_What is expected_. Print word for word the first line of the listing below and every line after it, through the line with "from bokeh.resources import INLINE". Leave out the pictures and the rest.
* * * * *
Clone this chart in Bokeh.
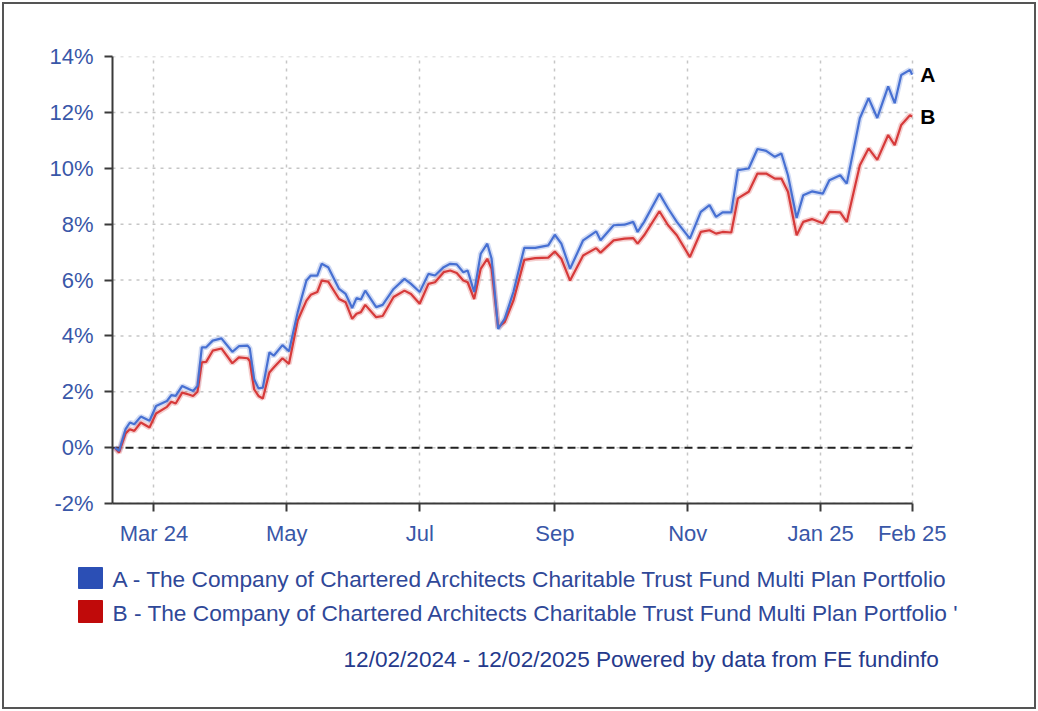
import pandas as pd
from bokeh.plotting import figure
from bokeh.layouts import column
from bokeh.models import Range1d, FixedTicker, PrintfTickFormatter, ColumnDataSource
from bokeh.core.properties import value
from bokeh.embed import file_html
from bokeh.resources import INLINE

# ---------------- data ----------------
start_date = "2024-02-12"
end_date = "2025-02-12"

dates = [
    "2024-02-12", "2024-02-14", "2024-02-17", "2024-02-19", "2024-02-21", "2024-02-24", "2024-02-28",
    "2024-03-02", "2024-03-07", "2024-03-09", "2024-03-11", "2024-03-14", "2024-03-17", "2024-03-19",
    "2024-03-21", "2024-03-23", "2024-03-25", "2024-03-28",
    "2024-04-01", "2024-04-06", "2024-04-09", "2024-04-13", "2024-04-14", "2024-04-16", "2024-04-18",
    "2024-04-20", "2024-04-23", "2024-04-25", "2024-04-29",
    "2024-05-02", "2024-05-06", "2024-05-10", "2024-05-12", "2024-05-15", "2024-05-17", "2024-05-20",
    "2024-05-25", "2024-05-28", "2024-05-31",
    "2024-06-02", "2024-06-04", "2024-06-06", "2024-06-11", "2024-06-14", "2024-06-19", "2024-06-24",
    "2024-06-27",
    "2024-07-01", "2024-07-05", "2024-07-08", "2024-07-12", "2024-07-15", "2024-07-18", "2024-07-21",
    "2024-07-23", "2024-07-26", "2024-07-29",
    "2024-08-01", "2024-08-03", "2024-08-06", "2024-08-09", "2024-08-13", "2024-08-18", "2024-08-23",
    "2024-08-29",
    "2024-09-01", "2024-09-04", "2024-09-08", "2024-09-14", "2024-09-20", "2024-09-22", "2024-09-28",
    "2024-10-03", "2024-10-07", "2024-10-09", "2024-10-12", "2024-10-19", "2024-10-23", "2024-10-27",
    "2024-11-02", "2024-11-07", "2024-11-11", "2024-11-14", "2024-11-17", "2024-11-21", "2024-11-24",
    "2024-11-29",
    "2024-12-03", "2024-12-07", "2024-12-11", "2024-12-14", "2024-12-17", "2024-12-21", "2024-12-24",
    "2024-12-28",
    "2025-01-02", "2025-01-05", "2025-01-10", "2025-01-13", "2025-01-19", "2025-01-23", "2025-01-27",
    "2025-02-01", "2025-02-04", "2025-02-07", "2025-02-11", "2025-02-12",
]

series_a = [
    0.00, -0.12, 0.66, 0.90, 0.84, 1.11, 0.96,
    1.49, 1.67, 1.88, 1.85, 2.21, 2.10, 2.03, 2.21, 3.59, 3.59, 3.83,
    3.91, 3.43, 3.63, 3.65, 3.55, 2.45, 2.12, 2.15, 3.41, 3.29, 3.67,
    3.45, 4.85, 5.98, 6.16, 6.16, 6.58, 6.46, 5.68, 5.50, 5.00,
    5.35, 5.30, 5.62, 5.03, 5.11, 5.68, 6.04, 5.86,
    5.57, 6.22, 6.16, 6.46, 6.58, 6.56, 6.28, 6.34, 5.57, 6.94,
    7.30, 6.76, 4.25, 4.61, 5.57, 7.15, 7.15, 7.24,
    7.62, 7.30, 6.40, 7.42, 7.74, 7.42, 7.96,
    7.98, 8.08, 7.72, 8.08, 9.09, 8.56, 8.08,
    7.48, 8.44, 8.68, 8.26, 8.42, 8.42, 9.93, 9.99,
    10.69, 10.62, 10.41, 10.53, 9.75, 8.22, 9.03, 9.17,
    9.09, 9.57, 9.75, 9.45, 11.79, 12.51, 11.80,
    12.93, 12.33, 13.34, 13.52, 13.35,
]

series_b = [
    0.00, -0.18, 0.51, 0.66, 0.60, 0.90, 0.72,
    1.22, 1.46, 1.64, 1.58, 1.97, 1.90, 1.85, 2.00, 3.05, 3.07, 3.47,
    3.55, 3.02, 3.23, 3.20, 3.10, 2.09, 1.85, 1.76, 2.69, 2.87, 3.20,
    3.00, 4.55, 5.26, 5.47, 5.57, 5.98, 5.94, 5.32, 5.20, 4.61,
    4.79, 4.85, 5.11, 4.67, 4.71, 5.39, 5.62, 5.50,
    5.15, 5.86, 5.92, 6.28, 6.34, 6.25, 5.98, 5.92, 5.32, 6.40,
    6.76, 6.40, 4.31, 4.49, 5.26, 6.72, 6.78, 6.80,
    7.02, 6.76, 5.98, 6.88, 7.14, 6.98, 7.42,
    7.48, 7.50, 7.30, 7.60, 8.46, 7.96, 7.60,
    6.82, 7.72, 7.78, 7.66, 7.72, 7.70, 8.92, 9.16,
    9.81, 9.81, 9.63, 9.63, 9.16, 7.60, 8.08, 8.18,
    8.03, 8.44, 8.42, 8.08, 10.11, 10.71, 10.30,
    11.19, 10.83, 11.55, 11.90, 11.85,
]

series_tags = ["A", "B"]
series_names = [
    "A - The Company of Chartered Architects Charitable Trust Fund  Multi Plan Portfolio",
    "B - The Company of Chartered Architects Charitable Trust Fund  Multi Plan Portfolio '",
]
x_tick_dates = ["2024-03-01", "2024-05-01", "2024-07-01", "2024-09-01",
                "2024-11-01", "2025-01-01", "2025-02-12"]
x_tick_labels = ["Mar 24", "May", "Jul", "Sep", "Nov", "Jan 25", "Feb 25"]
y_ticks = [-2, 0, 2, 4, 6, 8, 10, 12, 14]
footer_text = "12/02/2024 - 12/02/2025 Powered by data from FE fundinfo"

# ---------------- styles ----------------
FONT = "Liberation Sans"
BLUE_LINE = "#4770d2"
RED_LINE = "#d63a3a"
BLUE_BOX = "#2b4fb5"
RED_BOX = "#c00a0a"
TICK_TXT = "#3957a8"
LEG_TXT = "#2f4898"
FOOT_TXT = "#253a8c"
AXIS_COL = "#3a3a3a"
GRID_COL = "#c6c6c6"

t0 = pd.Timestamp(start_date)
days = [(pd.Timestamp(d) - t0).days for d in dates]
end_day = (pd.Timestamp(end_date) - t0).days
x_lo = -1
x_hi = end_day + 30
src = ColumnDataSource(dict(x=days, a=series_a, b=series_b))

W = 1038
H1, H2 = 553, 158

# ---------------- main chart ----------------
p = figure(width=W, height=H1, output_backend="svg", toolbar_location=None,
           x_range=Range1d(x_lo, x_hi), y_range=Range1d(y_ticks[0], y_ticks[-1]),
           min_border_left=112, min_border_right=61,
           min_border_top=56, min_border_bottom=50)
p.frame_align = False
p.outline_line_color = None
p.background_fill_color = None
p.border_fill_color = None

xt = [(pd.Timestamp(d) - t0).days for d in x_tick_dates]
p.xaxis.ticker = FixedTicker(ticks=xt)
p.xaxis.major_label_overrides = {int(t): lab for t, lab in zip(xt, x_tick_labels)}
p.xaxis.bounds = (x_lo, end_day)
p.yaxis.ticker = FixedTicker(ticks=y_ticks)
p.yaxis.formatter = PrintfTickFormatter(format="%d%%")

for ax in (p.xaxis[0], p.yaxis[0]):
    ax.axis_line_color = AXIS_COL
    ax.axis_line_width = 2
    ax.major_tick_line_color = AXIS_COL
    ax.major_tick_line_width = 2
    ax.major_tick_out = 8
    ax.major_tick_in = 0
    ax.minor_tick_line_color = None
    ax.major_label_text_font = FONT
    ax.major_label_text_font_size = "22px"
    ax.major_label_text_color = TICK_TXT
p.yaxis.major_label_standoff = 11
p.xaxis.major_label_standoff = 9

# vertical grid from the x ticker; horizontal grid limited to the axis span
p.xgrid.grid_line_color = GRID_COL
p.xgrid.grid_line_dash = "3 5"
p.xgrid.grid_line_width = 1.5
p.ygrid.visible = False
p.segment(x0=[x_lo] * len(y_ticks), x1=[end_day] * len(y_ticks), y0=y_ticks, y1=y_ticks,
          line_color=GRID_COL, line_dash="3 5", line_width=1.5)
# zero reference line
p.segment(x0=[x_lo], x1=[end_day], y0=[0], y1=[0],
          line_color="#222222", line_dash="8 5", line_width=2)

# soft halo under each line, then the line itself
p.line("x", "a", source=src, line_color=BLUE_LINE, line_width=5.5, line_alpha=0.25)
p.line("x", "b", source=src, line_color=RED_LINE, line_width=5.5, line_alpha=0.25)
p.line("x", "b", source=src, line_color=RED_LINE, line_width=2.2)
p.line("x", "a", source=src, line_color=BLUE_LINE, line_width=2.2)

# end-of-line tags "A" / "B"
tag_src = ColumnDataSource(dict(x=[days[-1], days[-1]], y=[series_a[-1], series_b[-1]],
                                t=series_tags))
p.text(x="x", y="y", text="t", source=tag_src, x_offset=8,
       text_baseline="middle", text_align="left", text_font=value(FONT),
       text_font_style="bold", text_font_size="21px", text_color="black")

# ---------------- legend + footer strip (pixel coordinates, y downwards) ----------------
q = figure(width=W, height=H2, output_backend="svg", toolbar_location=None,
           x_range=Range1d(0, W), y_range=Range1d(H2, 0),
           x_axis_location=None, y_axis_location=None, min_border=0)
q.frame_align = False
q.outline_line_color = None
q.grid.visible = False
q.background_fill_color = None
q.border_fill_color = None

q.quad(left=[78, 78], right=[102, 102], top=[14, 47], bottom=[35, 69],
       fill_color=[BLUE_BOX, RED_BOX], line_color=[BLUE_BOX, RED_BOX])
q.text(x=[112, 112], y=[25, 59], text=series_names,
       text_baseline="middle", text_align="left", text_font=value(FONT),
       text_font_size="22.7px", text_color=LEG_TXT)
q.text(x=[343], y=[106], text=[footer_text],
       text_baseline="middle", text_align="left", text_font=value(FONT),
       text_font_size="22.6px", text_color=FOOT_TXT)

layout = column(p, q, spacing=0)
layout.styles = {"outline": "2px solid #555555", "outline-offset": "-4px"}

open("out.html", "w").write(file_html(layout, INLINE))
* * * * *
_Completed exercise_.
Clone this chart in Bokeh.
import pandas as pd
from bokeh.plotting import figure
from bokeh.layouts import column
from bokeh.models import Range1d, FixedTicker, PrintfTickFormatter, ColumnDataSource
from bokeh.core.properties import value
from bokeh.embed import file_html
from bokeh.resources import INLINE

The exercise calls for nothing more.